Boarding School Bella Vista

The Bella Vista boarding school was planed and built during the second building phase of the Agronomy Campus near Cochabamba, Bolivia. The vocational center provides a perspective to juveniles from extremely poor families in Bolivia that goes beyond the common subsistence level of agriculture. The new building complements the existing agricultural school in its functions with i.e. a dormitory for the pupils, a room for the lecturer, a kitchen, a multipurpose room for dining and study as well as several individual bathrooms. Furthermore it forms synergies within the building technology. Together with the existing agricultural school the new building shares the newly constructed sewerage treatment plant, the water management system for the fields, the electricity generated by a photovoltaic system and a thermo siphon. The latter system is integrated on the roof-slope of the boarding house. The project is being set up as a collaborative design-build project, integrating local stakeholders, a local women cooperation that was trained in masonry, the future pupils of the agronomy campus and students from as well TU Berlin as the local university of Cochabamba. Consequently CODE, TU Berlin’s department for Design and Building Construction developed innovative building-structures, which integrated not only local climate conditions into the design, but moreover local stakeholders, local materials, as well as local economies and enterprises in the region of Cochabamba.

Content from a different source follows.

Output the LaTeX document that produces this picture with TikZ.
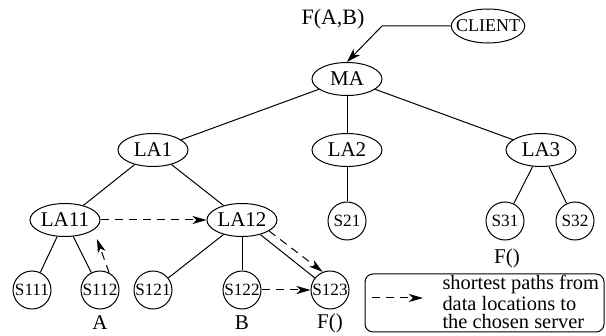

The boarding house is located on the southern section of the plot and constitutes the programmatic extension of the agricultural zone to a broadly set up large-scale Agronomy Campus. Architecturally, the boarding house relates to the design of the neighbouring agriculture school with the recurring elements of the concrete base, brick walls and a timber-metal roof structure. It also completes the areal spatially on the downward slope and forms a new entrance. This new, secondary entrance in the south-east connects the campus to the expanding informal developments of the neighbourhood, which are rapidly growing around the agricultural fields of the school. The structure of the building stands in spatial dialogue to the open fields and mediates between the public exterior and interior spaces and the private retreats for its inhabitants. The niches and offsets of the walls create additional spaces for encounter and rest. The common room is oriented towards the fields; this includes a unique view of the 5000m high Tunari mountain range.


The structural sanitary cores and communal interspaces separate the common room from the dormitory. An enclosed private patio behind the dormitory serves as a retreat for students after a long day’s work on the fields. The northern patio is a shared space and forms an extension of the common room. Both patios encompass microclimates, supporting and extending the school’s educational and vocational concept of qualitative outdoor spaces. The boarding house is composed in three distinct layers: base, wall and roof. These layers are assigned to specific materials and hence construction methods, which subsequently had to be dealt with by the students: concrete, masonry, wood. In exchange with locals and by using local materials innovative solutions to structural- and safety requirements, the building envelope and comfort issues and the building technology were developed. Because of the applied materials the building holds a high factor of recognition in the neighbourhood and beyond. It sets new standards in self-made constructions, which can be transferred by the inhabitants onto new projects. The building itself becomes a didactic play.